The Obama administration will end the National Security Agency’s (NSA) bulk collection of Americans’ phone records if Congress is unable to reauthorize an expiring provision, the White House confirmed to The Hill.
“If Section 215 sunsets, we will not continue the bulk telephony metadata program,” National Security Council spokesman Ned Price said in a statement.
Section 215 of the Patriot Act authorizes the NSA’s collection of phone “metadata,” such as records about who calls whom and when, but not the actual content of their conversations.

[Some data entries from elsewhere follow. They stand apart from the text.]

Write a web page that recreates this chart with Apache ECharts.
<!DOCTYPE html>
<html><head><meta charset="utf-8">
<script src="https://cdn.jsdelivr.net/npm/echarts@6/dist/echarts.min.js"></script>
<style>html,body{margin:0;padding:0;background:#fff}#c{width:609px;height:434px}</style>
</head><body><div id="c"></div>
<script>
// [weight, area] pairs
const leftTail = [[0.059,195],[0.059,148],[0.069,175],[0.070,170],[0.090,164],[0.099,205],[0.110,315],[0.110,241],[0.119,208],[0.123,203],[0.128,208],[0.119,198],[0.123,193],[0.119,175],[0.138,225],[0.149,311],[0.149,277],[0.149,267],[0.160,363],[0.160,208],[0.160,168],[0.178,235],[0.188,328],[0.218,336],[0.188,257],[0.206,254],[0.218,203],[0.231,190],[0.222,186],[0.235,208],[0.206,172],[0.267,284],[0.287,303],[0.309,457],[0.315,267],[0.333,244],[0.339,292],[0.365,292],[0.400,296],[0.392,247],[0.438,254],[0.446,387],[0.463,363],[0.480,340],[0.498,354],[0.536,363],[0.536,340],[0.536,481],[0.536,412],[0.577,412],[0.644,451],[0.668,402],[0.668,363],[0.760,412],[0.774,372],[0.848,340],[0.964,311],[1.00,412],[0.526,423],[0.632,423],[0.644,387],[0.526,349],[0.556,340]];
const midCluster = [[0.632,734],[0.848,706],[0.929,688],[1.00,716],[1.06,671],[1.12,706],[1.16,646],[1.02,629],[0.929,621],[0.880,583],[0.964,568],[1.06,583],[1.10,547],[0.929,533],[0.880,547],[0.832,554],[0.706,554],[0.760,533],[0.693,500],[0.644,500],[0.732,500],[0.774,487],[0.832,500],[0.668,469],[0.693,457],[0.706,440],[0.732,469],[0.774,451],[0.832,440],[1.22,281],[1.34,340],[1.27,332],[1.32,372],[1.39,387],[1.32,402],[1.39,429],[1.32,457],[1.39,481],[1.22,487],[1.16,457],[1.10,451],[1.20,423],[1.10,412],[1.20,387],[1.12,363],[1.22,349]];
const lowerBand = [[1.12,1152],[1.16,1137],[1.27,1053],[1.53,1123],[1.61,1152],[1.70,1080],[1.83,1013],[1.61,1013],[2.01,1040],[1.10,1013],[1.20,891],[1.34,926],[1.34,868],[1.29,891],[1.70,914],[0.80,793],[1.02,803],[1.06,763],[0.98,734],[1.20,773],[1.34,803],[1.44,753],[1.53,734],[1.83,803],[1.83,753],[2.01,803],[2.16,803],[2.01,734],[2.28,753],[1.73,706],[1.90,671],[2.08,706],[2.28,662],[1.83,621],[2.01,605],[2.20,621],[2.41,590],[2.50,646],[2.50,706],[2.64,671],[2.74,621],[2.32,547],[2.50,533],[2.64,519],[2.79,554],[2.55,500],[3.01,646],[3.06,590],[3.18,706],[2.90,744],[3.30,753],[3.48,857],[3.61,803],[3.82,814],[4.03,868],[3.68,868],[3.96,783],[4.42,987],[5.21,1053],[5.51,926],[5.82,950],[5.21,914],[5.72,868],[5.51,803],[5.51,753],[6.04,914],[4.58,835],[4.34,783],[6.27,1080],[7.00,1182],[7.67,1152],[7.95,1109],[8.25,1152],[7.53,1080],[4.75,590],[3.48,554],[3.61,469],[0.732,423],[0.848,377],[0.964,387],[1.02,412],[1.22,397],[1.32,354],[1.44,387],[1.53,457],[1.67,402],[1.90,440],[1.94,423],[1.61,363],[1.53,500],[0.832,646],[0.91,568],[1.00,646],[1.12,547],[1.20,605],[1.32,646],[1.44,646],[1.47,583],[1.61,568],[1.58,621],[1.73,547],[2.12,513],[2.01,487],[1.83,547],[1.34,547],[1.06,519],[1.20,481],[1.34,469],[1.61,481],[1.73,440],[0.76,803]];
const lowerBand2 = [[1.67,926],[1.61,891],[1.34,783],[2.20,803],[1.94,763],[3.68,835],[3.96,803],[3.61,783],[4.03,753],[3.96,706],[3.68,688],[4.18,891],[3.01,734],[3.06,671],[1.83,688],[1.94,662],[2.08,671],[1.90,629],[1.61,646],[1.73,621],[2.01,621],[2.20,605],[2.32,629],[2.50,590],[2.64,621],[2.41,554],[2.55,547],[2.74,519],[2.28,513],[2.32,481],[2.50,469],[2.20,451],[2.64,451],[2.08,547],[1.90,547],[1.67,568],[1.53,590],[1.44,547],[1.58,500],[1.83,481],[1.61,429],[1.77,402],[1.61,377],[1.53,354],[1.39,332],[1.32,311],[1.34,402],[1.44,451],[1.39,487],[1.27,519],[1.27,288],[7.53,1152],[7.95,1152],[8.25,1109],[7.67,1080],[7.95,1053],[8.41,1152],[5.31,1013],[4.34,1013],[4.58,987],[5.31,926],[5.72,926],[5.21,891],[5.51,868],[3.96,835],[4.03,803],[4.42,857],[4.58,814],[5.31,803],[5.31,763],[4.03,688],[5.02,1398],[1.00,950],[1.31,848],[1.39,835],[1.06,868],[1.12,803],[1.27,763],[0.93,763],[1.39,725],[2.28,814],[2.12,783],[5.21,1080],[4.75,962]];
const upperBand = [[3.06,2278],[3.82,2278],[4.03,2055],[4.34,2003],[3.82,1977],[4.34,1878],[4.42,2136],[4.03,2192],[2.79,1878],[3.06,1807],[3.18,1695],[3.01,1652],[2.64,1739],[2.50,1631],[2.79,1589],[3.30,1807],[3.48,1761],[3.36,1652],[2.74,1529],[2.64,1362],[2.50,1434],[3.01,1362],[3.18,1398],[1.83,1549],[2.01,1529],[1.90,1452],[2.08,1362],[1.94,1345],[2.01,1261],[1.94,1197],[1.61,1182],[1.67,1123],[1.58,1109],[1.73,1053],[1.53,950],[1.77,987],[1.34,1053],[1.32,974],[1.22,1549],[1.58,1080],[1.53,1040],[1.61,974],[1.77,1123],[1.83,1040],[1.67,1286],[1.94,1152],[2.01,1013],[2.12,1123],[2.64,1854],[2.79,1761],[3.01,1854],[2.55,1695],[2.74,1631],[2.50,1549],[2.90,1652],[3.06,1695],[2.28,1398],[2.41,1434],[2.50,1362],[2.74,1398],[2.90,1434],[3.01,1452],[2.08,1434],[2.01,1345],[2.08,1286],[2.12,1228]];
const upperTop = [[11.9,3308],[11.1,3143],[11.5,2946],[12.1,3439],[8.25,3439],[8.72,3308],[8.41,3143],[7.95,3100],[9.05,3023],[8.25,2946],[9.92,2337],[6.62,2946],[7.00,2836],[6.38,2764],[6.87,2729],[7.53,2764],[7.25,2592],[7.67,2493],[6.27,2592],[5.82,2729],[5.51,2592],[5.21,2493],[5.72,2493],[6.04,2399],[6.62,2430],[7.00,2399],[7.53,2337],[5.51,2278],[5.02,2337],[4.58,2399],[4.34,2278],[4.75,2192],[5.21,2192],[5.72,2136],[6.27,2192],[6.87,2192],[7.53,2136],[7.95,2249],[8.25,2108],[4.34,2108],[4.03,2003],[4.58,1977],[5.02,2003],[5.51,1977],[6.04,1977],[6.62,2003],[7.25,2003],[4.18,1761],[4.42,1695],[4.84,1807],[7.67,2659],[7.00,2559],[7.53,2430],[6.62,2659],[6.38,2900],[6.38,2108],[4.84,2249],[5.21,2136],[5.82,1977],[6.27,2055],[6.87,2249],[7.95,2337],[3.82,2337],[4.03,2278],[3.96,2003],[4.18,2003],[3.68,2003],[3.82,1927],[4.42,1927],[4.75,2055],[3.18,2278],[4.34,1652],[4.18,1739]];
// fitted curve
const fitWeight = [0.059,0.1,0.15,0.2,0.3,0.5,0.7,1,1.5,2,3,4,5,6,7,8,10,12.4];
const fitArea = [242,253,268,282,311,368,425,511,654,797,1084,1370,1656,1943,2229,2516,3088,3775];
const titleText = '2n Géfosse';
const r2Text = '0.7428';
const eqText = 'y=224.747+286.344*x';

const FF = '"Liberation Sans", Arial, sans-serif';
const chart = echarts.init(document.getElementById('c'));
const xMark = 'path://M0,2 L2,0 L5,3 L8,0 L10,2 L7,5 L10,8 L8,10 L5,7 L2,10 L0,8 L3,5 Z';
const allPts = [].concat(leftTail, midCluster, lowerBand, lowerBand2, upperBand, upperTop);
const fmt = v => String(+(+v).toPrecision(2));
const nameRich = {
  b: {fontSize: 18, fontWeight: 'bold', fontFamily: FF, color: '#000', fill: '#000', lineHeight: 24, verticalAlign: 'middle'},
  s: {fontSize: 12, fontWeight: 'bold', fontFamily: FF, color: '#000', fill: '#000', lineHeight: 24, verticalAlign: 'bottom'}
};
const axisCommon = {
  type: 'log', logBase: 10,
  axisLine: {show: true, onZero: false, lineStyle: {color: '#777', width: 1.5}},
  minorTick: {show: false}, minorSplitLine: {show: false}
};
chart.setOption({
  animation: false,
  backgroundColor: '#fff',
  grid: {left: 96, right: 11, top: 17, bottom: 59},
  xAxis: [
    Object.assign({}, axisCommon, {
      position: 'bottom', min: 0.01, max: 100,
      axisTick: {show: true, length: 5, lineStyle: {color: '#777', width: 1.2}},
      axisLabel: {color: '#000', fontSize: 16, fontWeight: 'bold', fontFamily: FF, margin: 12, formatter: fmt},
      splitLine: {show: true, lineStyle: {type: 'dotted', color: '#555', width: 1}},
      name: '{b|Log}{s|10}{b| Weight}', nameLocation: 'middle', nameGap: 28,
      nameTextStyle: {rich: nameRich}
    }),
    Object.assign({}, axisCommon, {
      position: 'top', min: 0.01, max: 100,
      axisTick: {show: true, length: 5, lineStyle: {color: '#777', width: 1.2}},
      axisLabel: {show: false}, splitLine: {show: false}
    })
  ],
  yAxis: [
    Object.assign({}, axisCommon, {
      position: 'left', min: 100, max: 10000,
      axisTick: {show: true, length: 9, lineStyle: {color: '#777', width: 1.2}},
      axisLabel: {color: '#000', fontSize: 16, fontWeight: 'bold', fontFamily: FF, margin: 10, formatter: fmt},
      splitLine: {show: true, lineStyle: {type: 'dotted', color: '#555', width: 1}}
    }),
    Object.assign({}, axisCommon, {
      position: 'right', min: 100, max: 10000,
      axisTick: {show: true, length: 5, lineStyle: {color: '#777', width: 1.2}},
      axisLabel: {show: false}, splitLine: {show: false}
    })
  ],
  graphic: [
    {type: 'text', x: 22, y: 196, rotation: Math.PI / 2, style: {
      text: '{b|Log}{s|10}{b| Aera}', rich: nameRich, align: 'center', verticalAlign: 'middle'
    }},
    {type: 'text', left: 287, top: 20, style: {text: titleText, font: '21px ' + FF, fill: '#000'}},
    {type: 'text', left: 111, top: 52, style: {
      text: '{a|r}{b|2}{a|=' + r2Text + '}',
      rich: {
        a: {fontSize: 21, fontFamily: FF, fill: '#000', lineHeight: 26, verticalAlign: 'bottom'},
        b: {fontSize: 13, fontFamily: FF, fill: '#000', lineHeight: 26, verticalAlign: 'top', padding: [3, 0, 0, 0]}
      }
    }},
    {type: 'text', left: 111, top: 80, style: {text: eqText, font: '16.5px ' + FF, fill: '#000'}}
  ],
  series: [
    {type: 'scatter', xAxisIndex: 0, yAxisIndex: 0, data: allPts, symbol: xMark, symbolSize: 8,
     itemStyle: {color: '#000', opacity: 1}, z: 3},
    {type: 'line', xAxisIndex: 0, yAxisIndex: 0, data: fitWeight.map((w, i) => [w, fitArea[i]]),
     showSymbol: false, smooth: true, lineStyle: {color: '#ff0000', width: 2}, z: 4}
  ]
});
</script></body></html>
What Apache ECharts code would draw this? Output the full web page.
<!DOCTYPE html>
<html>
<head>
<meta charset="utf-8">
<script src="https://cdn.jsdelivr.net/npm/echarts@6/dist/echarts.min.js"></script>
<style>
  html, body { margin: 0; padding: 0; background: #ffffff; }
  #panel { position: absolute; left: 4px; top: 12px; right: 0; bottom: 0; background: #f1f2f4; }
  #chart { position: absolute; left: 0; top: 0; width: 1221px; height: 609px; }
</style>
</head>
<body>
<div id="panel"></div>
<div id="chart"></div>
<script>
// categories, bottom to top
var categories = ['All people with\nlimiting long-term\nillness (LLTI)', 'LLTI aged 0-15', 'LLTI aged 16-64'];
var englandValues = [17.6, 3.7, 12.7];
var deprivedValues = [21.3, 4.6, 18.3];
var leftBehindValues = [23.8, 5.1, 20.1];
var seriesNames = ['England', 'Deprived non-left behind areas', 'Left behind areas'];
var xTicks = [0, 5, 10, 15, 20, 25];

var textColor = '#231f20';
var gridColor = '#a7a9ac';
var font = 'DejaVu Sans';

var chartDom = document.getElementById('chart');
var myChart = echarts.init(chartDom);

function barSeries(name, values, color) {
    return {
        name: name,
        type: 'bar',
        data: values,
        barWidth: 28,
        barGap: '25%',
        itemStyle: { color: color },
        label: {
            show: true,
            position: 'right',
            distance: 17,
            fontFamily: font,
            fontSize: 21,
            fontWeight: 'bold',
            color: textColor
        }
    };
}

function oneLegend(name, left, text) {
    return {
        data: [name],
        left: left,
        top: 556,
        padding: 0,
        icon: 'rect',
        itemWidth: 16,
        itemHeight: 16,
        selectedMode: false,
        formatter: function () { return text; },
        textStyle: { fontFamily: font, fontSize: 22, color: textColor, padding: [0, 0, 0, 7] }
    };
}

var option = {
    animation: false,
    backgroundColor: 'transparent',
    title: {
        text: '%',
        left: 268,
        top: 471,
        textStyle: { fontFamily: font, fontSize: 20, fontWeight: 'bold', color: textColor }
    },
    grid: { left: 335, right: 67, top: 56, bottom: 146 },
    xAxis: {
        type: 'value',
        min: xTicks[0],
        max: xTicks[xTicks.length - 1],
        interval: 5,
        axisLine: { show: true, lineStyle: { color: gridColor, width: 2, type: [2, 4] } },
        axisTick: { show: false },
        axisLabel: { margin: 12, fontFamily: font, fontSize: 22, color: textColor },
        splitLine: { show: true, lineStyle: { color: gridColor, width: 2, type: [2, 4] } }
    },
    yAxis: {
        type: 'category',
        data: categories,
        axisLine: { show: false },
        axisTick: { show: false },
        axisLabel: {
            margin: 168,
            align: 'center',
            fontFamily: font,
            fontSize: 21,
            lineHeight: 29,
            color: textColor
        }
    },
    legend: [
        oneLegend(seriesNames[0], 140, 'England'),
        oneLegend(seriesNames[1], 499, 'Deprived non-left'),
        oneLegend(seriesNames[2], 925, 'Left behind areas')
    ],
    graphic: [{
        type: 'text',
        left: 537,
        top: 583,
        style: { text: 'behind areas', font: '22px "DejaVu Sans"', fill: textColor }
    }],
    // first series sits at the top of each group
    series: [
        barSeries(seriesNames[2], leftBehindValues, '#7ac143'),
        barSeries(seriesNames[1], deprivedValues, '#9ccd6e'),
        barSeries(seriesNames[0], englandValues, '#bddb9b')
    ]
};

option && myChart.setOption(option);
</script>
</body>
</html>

It is set to expire on June 1 unless Congress acts.While top-ranking officials at the Office of the Director of National Intelligence had previously said that there would be no backup plan in the event of congressional inaction, the new statement, which was first obtained by Reuters, is the first time the White House has made clear that the program will wholly end if lawmakers fail to move forward.
The statement also clarifies that the administration will not seek to pursue a legal loophole to continue the phone records collection.
In November, The New York Times revealed the existence of a legal provision allowing for ongoing investigations to continue regardless of congressional authorization. If the phone records collection program is viewed to be one continuous investigation — as opposed to multiple individual ones — it might be allowed to continue, some lawyers have speculated.
When the secretive Foreign Intelligence Surveillance Court last month renewed the records collection program for three months, it also seemed to leave the door open for the possibility that it could be continued even if Congress did not act.